• **Stated exercise**
Take the material below and retype it in full; pictures are left out.

• **Material provided**
'''

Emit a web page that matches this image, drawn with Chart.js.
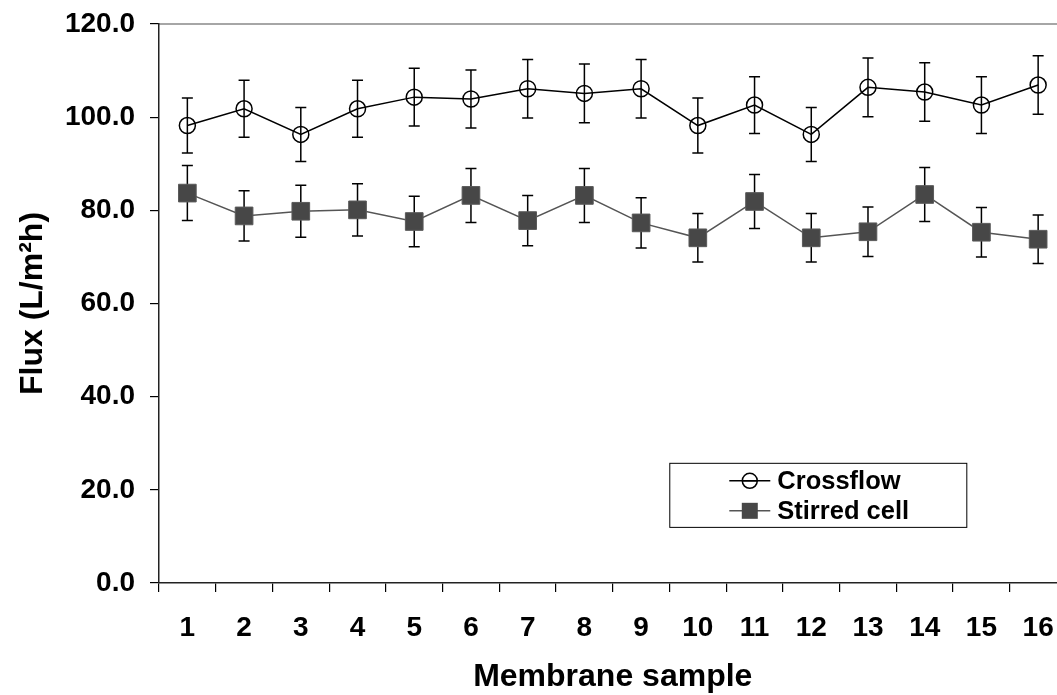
<!DOCTYPE html>
<html>
<head>
<meta charset="utf-8">
<script src="https://cdn.jsdelivr.net/npm/chart.js@4.4.1/dist/chart.umd.min.js"></script>
<style>
  html, body { margin: 0; padding: 0; background: #fff; overflow: hidden; }
  #wrap { width: 1080px; height: 695px; }
</style>
</head>
<body>
<div id="wrap"><canvas id="flux"></canvas></div>
<script>
const samples = ["1", "2", "3", "4", "5", "6", "7", "8", "9", "10", "11", "12", "13", "14", "15", "16"];

const crossflow    = [98.2, 101.8, 96.3, 101.8, 104.3, 103.9, 106.1, 105.1, 106.1, 98.2, 102.6, 96.3, 106.4, 105.4, 102.6, 106.9];
const crossflowErr = [5.9, 6.1, 5.8, 6.1, 6.2, 6.2, 6.3, 6.3, 6.3, 5.9, 6.1, 5.8, 6.3, 6.3, 6.1, 6.3];

const stirred    = [83.7, 78.8, 79.8, 80.1, 77.6, 83.2, 77.8, 83.2, 77.3, 74.1, 81.9, 74.1, 75.4, 83.4, 75.3, 73.8];
const stirredErr = [5.9, 5.4, 5.6, 5.6, 5.4, 5.8, 5.4, 5.8, 5.4, 5.2, 5.8, 5.2, 5.3, 5.8, 5.3, 5.2];

const yMin = 0, yMax = 120, yStep = 20;

const FONT = "'Liberation Sans', Arial, Helvetica, sans-serif";
const STIRRED_FILL = "#474747";
const STIRRED_LINE = "#555555";

// error bars go under the markers so the squares hide the stems
const errorBars = {
    id: "errorBars",
    beforeDatasetsDraw(chart) {
        const ctx = chart.ctx;
        const y = chart.scales.y;
        ctx.save();
        ctx.strokeStyle = "#000";
        ctx.lineWidth = 1.5;
        chart.data.datasets.forEach((ds, i) => {
            const meta = chart.getDatasetMeta(i);
            meta.data.forEach((pt, j) => {
                const top = y.getPixelForValue(ds.data[j] + ds.errors[j]);
                const bot = y.getPixelForValue(ds.data[j] - ds.errors[j]);
                ctx.beginPath();
                ctx.moveTo(pt.x, top); ctx.lineTo(pt.x, bot);
                ctx.moveTo(pt.x - 5.5, top); ctx.lineTo(pt.x + 5.5, top);
                ctx.moveTo(pt.x - 5.5, bot); ctx.lineTo(pt.x + 5.5, bot);
                ctx.stroke();
            });
        });
        ctx.restore();
    }
};

// top border of the plot area + legend box inside the plot
const frameAndLegend = {
    id: "frameAndLegend",
    beforeDraw(chart) {
        const { ctx, chartArea: a } = chart;
        ctx.save();
        ctx.strokeStyle = "#888";
        ctx.lineWidth = 1.5;
        ctx.beginPath();
        ctx.moveTo(a.left, a.top);
        ctx.lineTo(a.right, a.top);
        ctx.stroke();
        ctx.restore();
    },
    afterDraw(chart) {
        const { ctx, chartArea: a } = chart;
        const w = a.right - a.left, h = a.bottom - a.top;
        const bx = a.left + w * 0.5623, by = a.top + h * 0.785;
        const bw = w * 0.3273, bh = h * 0.1146;

        ctx.save();
        ctx.fillStyle = "#fff";
        ctx.fillRect(bx, by, bw, bh);
        ctx.strokeStyle = "#000";
        ctx.lineWidth = 1;
        ctx.strokeRect(bx + 0.5, by + 0.5, bw, bh);

        ctx.font = "bold 25.5px " + FONT;
        ctx.textBaseline = "middle";
        ctx.textAlign = "left";

        chart.data.datasets.forEach((ds, i) => {
            const ry = by + 18 + i * 30;
            const x0 = bx + 60, x1 = bx + 101, mx = (x0 + x1) / 2;
            ctx.strokeStyle = ds.borderColor;
            ctx.lineWidth = 1.5;
            ctx.beginPath();
            ctx.moveTo(x0, ry); ctx.lineTo(x1, ry);
            ctx.stroke();
            if (ds.pointStyle === "circle") {
                ctx.strokeStyle = "#000";
                ctx.beginPath();
                ctx.arc(mx, ry, 7.5, 0, Math.PI * 2);
                ctx.stroke();
                ctx.beginPath();
                ctx.moveTo(mx - 7.5, ry); ctx.lineTo(mx + 7.5, ry);
                ctx.stroke();
            } else {
                ctx.fillStyle = ds.pointBackgroundColor;
                ctx.fillRect(mx - 8, ry - 8, 16, 16);
            }
            ctx.fillStyle = "#000";
            ctx.fillText(ds.label, bx + 108, ry + 1);
        });
        ctx.restore();
    }
};

const ctx = document.getElementById("flux").getContext("2d");
const chart = new Chart(ctx, {
    type: "line",
    data: {
        labels: samples,
        datasets: [
            {
                label: "Crossflow",
                data: crossflow,
                errors: crossflowErr,
                borderColor: "#000",
                borderWidth: 1.5,
                pointStyle: "circle",
                pointRadius: 8,
                pointBorderWidth: 1.5,
                pointBorderColor: "#000",
                pointBackgroundColor: "rgba(0,0,0,0)",
                tension: 0
            },
            {
                label: "Stirred cell",
                data: stirred,
                errors: stirredErr,
                borderColor: STIRRED_LINE,
                borderWidth: 1.5,
                pointStyle: "rect",
                pointRadius: 12.5,
                pointBorderWidth: 1,
                pointBorderColor: "#5a5a5a",
                pointBackgroundColor: STIRRED_FILL,
                tension: 0
            }
        ]
    },
    options: {
        responsive: true,
        maintainAspectRatio: false,
        animation: false,
        layout: { padding: { left: 0, top: 24, right: 6.5, bottom: 0 } },
        plugins: {
            legend: { display: false },
            tooltip: { enabled: false }
        },
        scales: {
            x: {
                offset: true,
                grid: {
                    offset: true,
                    drawOnChartArea: false,
                    drawTicks: true,
                    tickLength: 9,
                    color: "#000",
                    lineWidth: 1.2
                },
                border: { color: "#222", width: 1.5 },
                ticks: {
                    color: "#000",
                    font: { family: FONT, size: 28, weight: "bold" },
                    padding: 19,
                    maxRotation: 0,
                    autoSkip: false
                },
                title: {
                    display: true,
                    text: "Membrane sample",
                    color: "#000",
                    font: { family: FONT, size: 32, weight: "bold", lineHeight: 1 },
                    padding: { top: 0, bottom: 2 }
                },
                afterFit(scale) {
                    scale.height = 112;
                    scale.paddingLeft = 0;
                    scale.paddingRight = 0;
                }
            },
            y: {
                min: yMin,
                max: yMax,
                grid: {
                    drawOnChartArea: false,
                    drawTicks: true,
                    tickLength: 9,
                    color: "#000",
                    lineWidth: 1.2
                },
                border: { color: "#222", width: 1.5 },
                ticks: {
                    stepSize: yStep,
                    color: "#000",
                    font: { family: FONT, size: 28, weight: "bold" },
                    padding: 15,
                    callback: v => v.toFixed(1)
                },
                title: {
                    display: true,
                    text: "Flux (L/m²h)",
                    color: "#000",
                    font: { family: FONT, size: 32, weight: "bold", lineHeight: 1 },
                    padding: { top: 17, bottom: 0 }
                },
                afterFit(scale) {
                    scale.width = 159;
                    scale.paddingTop = 0;
                    scale.paddingBottom = 0;
                }
            }
        }
    },
    plugins: [errorBars, frameAndLegend]
});
</script>
</body>
</html>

'''

• **Full output**
Emit a web page that matches this image, drawn with Chart.js.
<!DOCTYPE html>
<html>
<head>
<meta charset="utf-8">
<script src="https://cdn.jsdelivr.net/npm/chart.js@4.4.1/dist/chart.umd.min.js"></script>
<style>
  html, body { margin: 0; padding: 0; background: #fff; overflow: hidden; }
  #wrap { width: 1080px; height: 695px; }
</style>
</head>
<body>
<div id="wrap"><canvas id="flux"></canvas></div>
<script>
const samples = ["1", "2", "3", "4", "5", "6", "7", "8", "9", "10", "11", "12", "13", "14", "15", "16"];

const crossflow    = [98.2, 101.8, 96.3, 101.8, 104.3, 103.9, 106.1, 105.1, 106.1, 98.2, 102.6, 96.3, 106.4, 105.4, 102.6, 106.9];
const crossflowErr = [5.9, 6.1, 5.8, 6.1, 6.2, 6.2, 6.3, 6.3, 6.3, 5.9, 6.1, 5.8, 6.3, 6.3, 6.1, 6.3];

const stirred    = [83.7, 78.8, 79.8, 80.1, 77.6, 83.2, 77.8, 83.2, 77.3, 74.1, 81.9, 74.1, 75.4, 83.4, 75.3, 73.8];
const stirredErr = [5.9, 5.4, 5.6, 5.6, 5.4, 5.8, 5.4, 5.8, 5.4, 5.2, 5.8, 5.2, 5.3, 5.8, 5.3, 5.2];

const yMin = 0, yMax = 120, yStep = 20;

const FONT = "'Liberation Sans', Arial, Helvetica, sans-serif";
const STIRRED_FILL = "#474747";
const STIRRED_LINE = "#555555";

// error bars go under the markers so the squares hide the stems
const errorBars = {
    id: "errorBars",
    beforeDatasetsDraw(chart) {
        const ctx = chart.ctx;
        const y = chart.scales.y;
        ctx.save();
        ctx.strokeStyle = "#000";
        ctx.lineWidth = 1.5;
        chart.data.datasets.forEach((ds, i) => {
            const meta = chart.getDatasetMeta(i);
            meta.data.forEach((pt, j) => {
                const top = y.getPixelForValue(ds.data[j] + ds.errors[j]);
                const bot = y.getPixelForValue(ds.data[j] - ds.errors[j]);
                ctx.beginPath();
                ctx.moveTo(pt.x, top); ctx.lineTo(pt.x, bot);
                ctx.moveTo(pt.x - 5.5, top); ctx.lineTo(pt.x + 5.5, top);
                ctx.moveTo(pt.x - 5.5, bot); ctx.lineTo(pt.x + 5.5, bot);
                ctx.stroke();
            });
        });
        ctx.restore();
    }
};

// top border of the plot area + legend box inside the plot
const frameAndLegend = {
    id: "frameAndLegend",
    beforeDraw(chart) {
        const { ctx, chartArea: a } = chart;
        ctx.save();
        ctx.strokeStyle = "#888";
        ctx.lineWidth = 1.5;
        ctx.beginPath();
        ctx.moveTo(a.left, a.top);
        ctx.lineTo(a.right, a.top);
        ctx.stroke();
        ctx.restore();
    },
    afterDraw(chart) {
        const { ctx, chartArea: a } = chart;
        const w = a.right - a.left, h = a.bottom - a.top;
        const bx = a.left + w * 0.5623, by = a.top + h * 0.785;
        const bw = w * 0.3273, bh = h * 0.1146;

        ctx.save();
        ctx.fillStyle = "#fff";
        ctx.fillRect(bx, by, bw, bh);
        ctx.strokeStyle = "#000";
        ctx.lineWidth = 1;
        ctx.strokeRect(bx + 0.5, by + 0.5, bw, bh);

        ctx.font = "bold 25.5px " + FONT;
        ctx.textBaseline = "middle";
        ctx.textAlign = "left";

        chart.data.datasets.forEach((ds, i) => {
            const ry = by + 18 + i * 30;
            const x0 = bx + 60, x1 = bx + 101, mx = (x0 + x1) / 2;
            ctx.strokeStyle = ds.borderColor;
            ctx.lineWidth = 1.5;
            ctx.beginPath();
            ctx.moveTo(x0, ry); ctx.lineTo(x1, ry);
            ctx.stroke();
            if (ds.pointStyle === "circle") {
                ctx.strokeStyle = "#000";
                ctx.beginPath();
                ctx.arc(mx, ry, 7.5, 0, Math.PI * 2);
                ctx.stroke();
                ctx.beginPath();
                ctx.moveTo(mx - 7.5, ry); ctx.lineTo(mx + 7.5, ry);
                ctx.stroke();
            } else {
                ctx.fillStyle = ds.pointBackgroundColor;
                ctx.fillRect(mx - 8, ry - 8, 16, 16);
            }
            ctx.fillStyle = "#000";
            ctx.fillText(ds.label, bx + 108, ry + 1);
        });
        ctx.restore();
    }
};

const ctx = document.getElementById("flux").getContext("2d");
const chart = new Chart(ctx, {
    type: "line",
    data: {
        labels: samples,
        datasets: [
            {
                label: "Crossflow",
                data: crossflow,
                errors: crossflowErr,
                borderColor: "#000",
                borderWidth: 1.5,
                pointStyle: "circle",
                pointRadius: 8,
                pointBorderWidth: 1.5,
                pointBorderColor: "#000",
                pointBackgroundColor: "rgba(0,0,0,0)",
                tension: 0
            },
            {
                label: "Stirred cell",
                data: stirred,
                errors: stirredErr,
                borderColor: STIRRED_LINE,
                borderWidth: 1.5,
                pointStyle: "rect",
                pointRadius: 12.5,
                pointBorderWidth: 1,
                pointBorderColor: "#5a5a5a",
                pointBackgroundColor: STIRRED_FILL,
                tension: 0
            }
        ]
    },
    options: {
        responsive: true,
        maintainAspectRatio: false,
        animation: false,
        layout: { padding: { left: 0, top: 24, right: 6.5, bottom: 0 } },
        plugins: {
            legend: { display: false },
            tooltip: { enabled: false }
        },
        scales: {
            x: {
                offset: true,
                grid: {
                    offset: true,
                    drawOnChartArea: false,
                    drawTicks: true,
                    tickLength: 9,
                    color: "#000",
                    lineWidth: 1.2
                },
                border: { color: "#222", width: 1.5 },
                ticks: {
                    color: "#000",
                    font: { family: FONT, size: 28, weight: "bold" },
                    padding: 19,
                    maxRotation: 0,
                    autoSkip: false
                },
                title: {
                    display: true,
                    text: "Membrane sample",
                    color: "#000",
                    font: { family: FONT, size: 32, weight: "bold", lineHeight: 1 },
                    padding: { top: 0, bottom: 2 }
                },
                afterFit(scale) {
                    scale.height = 112;
                    scale.paddingLeft = 0;
                    scale.paddingRight = 0;
                }
            },
            y: {
                min: yMin,
                max: yMax,
                grid: {
                    drawOnChartArea: false,
                    drawTicks: true,
                    tickLength: 9,
                    color: "#000",
                    lineWidth: 1.2
                },
                border: { color: "#222", width: 1.5 },
                ticks: {
                    stepSize: yStep,
                    color: "#000",
                    font: { family: FONT, size: 28, weight: "bold" },
                    padding: 15,
                    callback: v => v.toFixed(1)
                },
                title: {
                    display: true,
                    text: "Flux (L/m²h)",
                    color: "#000",
                    font: { family: FONT, size: 32, weight: "bold", lineHeight: 1 },
                    padding: { top: 17, bottom: 0 }
                },
                afterFit(scale) {
                    scale.width = 159;
                    scale.paddingTop = 0;
                    scale.paddingBottom = 0;
                }
            }
        }
    },
    plugins: [errorBars, frameAndLegend]
});
</script>
</body>
</html>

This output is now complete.